Les créateurs de contenus comme Squeezie sont des patrons de médias.
L’institution Squeezie
Comme vous l’aurez compris, Squeezie a depuis bien longtemps dépassé le cadre de YouTube et de Twitch. Il s’est rapidement diversifié afin d’amplifier sa visibilité.
On peut citer sa marque de boisson Ciao Kombucha, son équipe d’e-sport Gentle Mates avec Gotaga et Brawks, un album de musique avec Oxyz en 2020 (ndlr : certifié disque d’or, soit plus de 50 000 ventes), un documentaire sur Prime avec Squeezie : Merci Internet, une statue au musée Grévin ou encore une agence de communication nommée Bump.
En résumé, Squeezie a créé un véritable empire à partir de rien. « Squeezie, ce n’est pas une seule personne, à savoir Lucas Hauchard. Ce sont des dizaines de personnes qui le conseillent, des réunions hebdomadaires. Toute sa communication est mûrement réfléchie. Tout est fait dans le but que son entreprise marche et les chiffres augmentent », affirme Rémi.J.

Toutes les semaines, des gens veulent créer une polémique sur Squeezie.
Quel avenir ?
Être numéro un sur YouTube n’est jamais simple.
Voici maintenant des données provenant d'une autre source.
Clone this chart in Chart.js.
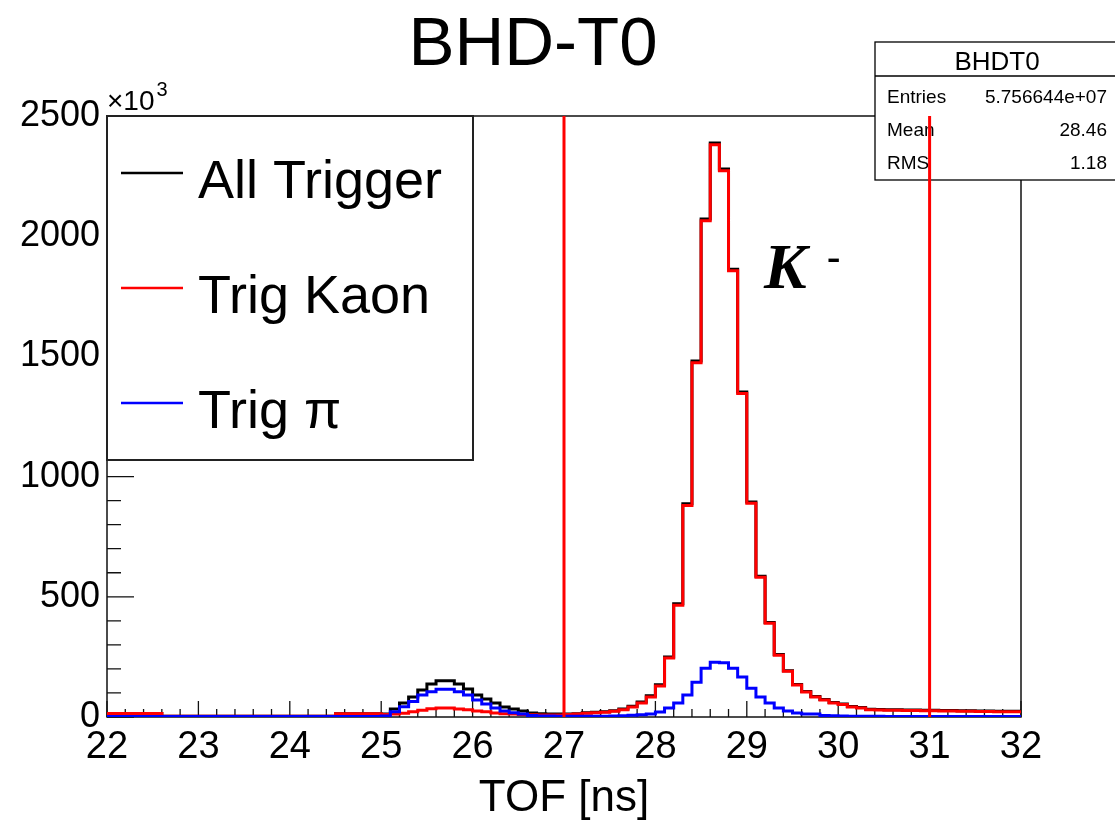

Chacun des faits et des gestes de Squeezie est scruté, analysé et interprété. « Pour rester numéro un, il faut avoir l’envie. C’est compliqué de durer, car tu prends des coups. Toutes les semaines, des gens veulent créer une polémique sur Squeezie. Il faut avoir le cardio et les épaules », rappelle Mehdi Maïzi.
Néanmoins, il reste aussi investi qu’au premier jour, avec pour objectif de créer, innover pour surprendre sa communauté. Loin de montrer des signes de lassitude, Squeezie semble au contraire au début d’une nouvelle ère avec des formats toujours plus ambitieux comme « Qui réussira à stopper le train ? ».
Si la concurrence risque de se renforcer dans les prochaines années (Inoxtag, Michou, JOYCA), Lucas Hauchard devrait continuer à nous divertir encore longtemps. Il sera probablement détrôné un jour. C’est le sens de l’histoire. Mais il est bien loin d’avoir dit son dernier mot.